The CEI Group, Inc. has released a new online DriverCare driver safety lesson that dramatically drives home the potentially life-altering consequences of drunk driving.

“Alcohol and Driving: A Deadly Mixture” is a 10-minute lesson that features an extended excerpt from a documentary produced for Mothers Against Drunk Driving about a 2002 Florida accident that resulted in the deaths of two twenty-year-old women and a 22-year prison sentence for the driver of a pickup truck that rammed into their car.

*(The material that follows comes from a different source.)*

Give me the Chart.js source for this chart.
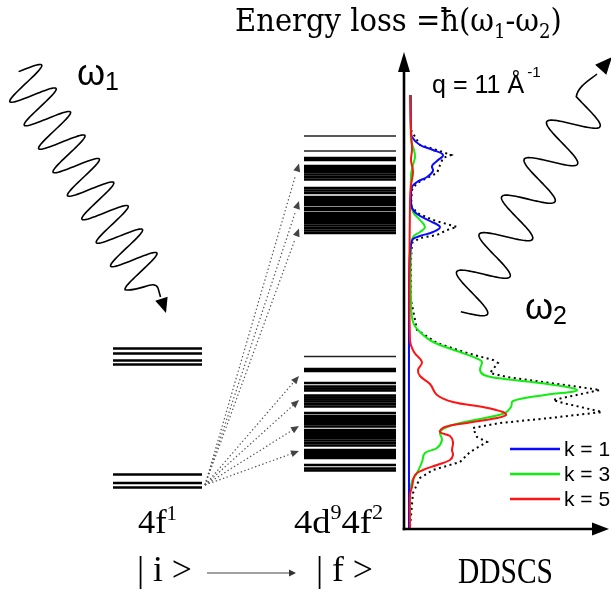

Eric Smallridge, a former Eagle Scout and high school varsity athlete who had just graduated from college the month before, is interviewed from the state prison where he was held after his conviction. He talks about how, after an evening spent in a bar, he told his friends he was sure he was safe to drive, even though he was later tested with a blood alcohol level two and a half times the legal limit. Oblivious to the accident as it happened, Smallridge also describes the shock of recognition over what he’d done:

“The officers took me to the ambulance and they told me they were going to take my blood, and I asked them, ‘ Why… do you want a blood sample from me? What’s really going on here? ‘And they said, ‘Well that’s what we’re trying to find out… Don’t act like you don’t know there’s two girls dead in that car over there.’

“When they said those words, everything in my life started to …flash before my eyes. And I’m thinking, ‘How could this be? How could my life have come to this?’ It’s like all of a sudden you’re waking up in a nightmare and you want it to be over with.”

Brian Kinniry, CEI’s manager of risk and safety services, said the goal of the mini lesson is to hit fleet drivers with all the powerful emotions that result from a fatal drunk driving accident. “This is our second drunk driving lesson,” he said. “In our first, we try to make drivers understand from an intellectual point of view how dangerous drunk driving is. In this one, we want them to feel it.”

The lesson opens with three short videos of actual drunk-driving collisions, and cites some sobering facts:

  • In the U.S. someone is seriously injured in an alcohol-related crash every other minute.
  • Thirty percent of all Americans will be involved in an alcohol-related collision at some point in their lifetime.
  • Drunk driving kills 16,000 people in the U.S. every year.

A non-fatal DUI conviction without vehicle damage can cost a driver his or her license and up to $20,000 in fines, court fees and higher insurance premiums.